Let the function $f\colon \mathbb{R} \to\mathbb{R}$ have arbitrarily small positive periods, in the sense that if $\delta>0$ then there exists $T \in (0,\delta)$ such that $f(t + T) = f(t)$ for all $t \in \mathbb{R}$.
(i) Prove that if $f$ is continuous then $f$ is constant.
(ii) What if $f$ is not assumed to be continuous?
On
(ii) is answered by $f(x)=\mathbf 1_\mathbb Q(x)=\begin{cases}1&x\in\mathbb Q\\0&x\notin\mathbb Q\end{cases}$.
(i) Let $x\in\mathbb R$ be arbitrary. Let $\epsilon>0$ be given. There exists a $\delta>0$ such that $|f(y)-f(x)|<\epsilon$ if $|y-x|<\delta$. Let $T\in(0,\delta)$ be a period. Then $f(nT)=f(0)$ for all $n\in \mathbb Z$ (by induction on $n$). Let $n=\left\lfloor\frac xT\right\rfloor$. Then $nT\le b<(n+1)T$ and hence $|b-nT|<T<\delta$. We conclude $|f(x)-f(0)|=|f(x)-f(nT)|<\epsilon$. Since $\epsilon$ was arbitrary, $f(x)=f(0)$. Since $x$ were arbitrary, $f$ is constant.
On
Let $\Delta = \{\tau | f(0) = f(\tau)\}$. By assumption, there exists a sequence $T_i \downarrow 0$ such that $f$ is $T_i$-periodic. Hence $\{kT_i\}_{k \in \mathbb{Z}} \subset \Delta$ for all $i$. It follows from this that $\Delta$ is dense.
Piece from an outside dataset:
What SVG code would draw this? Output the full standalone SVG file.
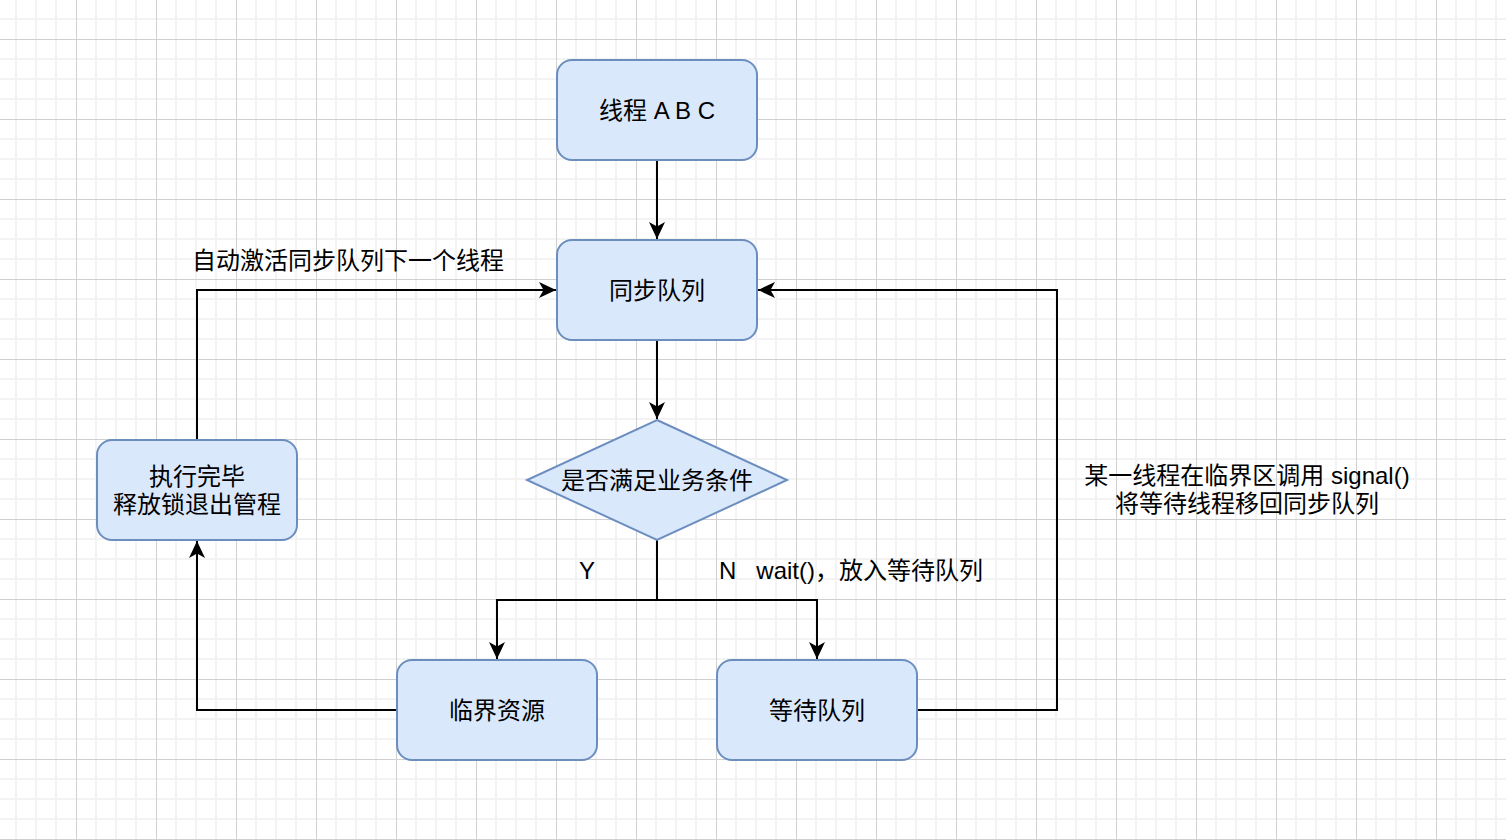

If $f$ is not continuous, then $1_\mathbb{Q}$ shows $f$ need not be constant.
If $f$ is continuous, then $\Delta$ is closed (and dense), hence $\Delta = \mathbb{R}$.
(i) For each $n$, there is $0<T_n<n^{—1}$ such that $f(x+T_n)=f(x)$ for $x\in \Bbb R$. We can show that $f$ is uniformly continuous on $[0,T_n]$. So fix $\varepsilon>0$, and $n$ such that if $x\in [0,T_n]$, then $|f(x)-f(0)|<\varepsilon$. Let $x\in \Bbb R$. Write it as $N_nT_n+c_n$, where $N_n$ is an integer and $c_n\in (0,T_n)$. Then $$|f(x)-f(0)|=|f(c_n)-f(0)|\leqslant \varepsilon.$$ As it's true for all $x$ and all $\varepsilon$ we get that $f(x)=f(0)$ for all $x\in\Bbb R$.
(ii) A counter-example is the characteristic function of rational numbers.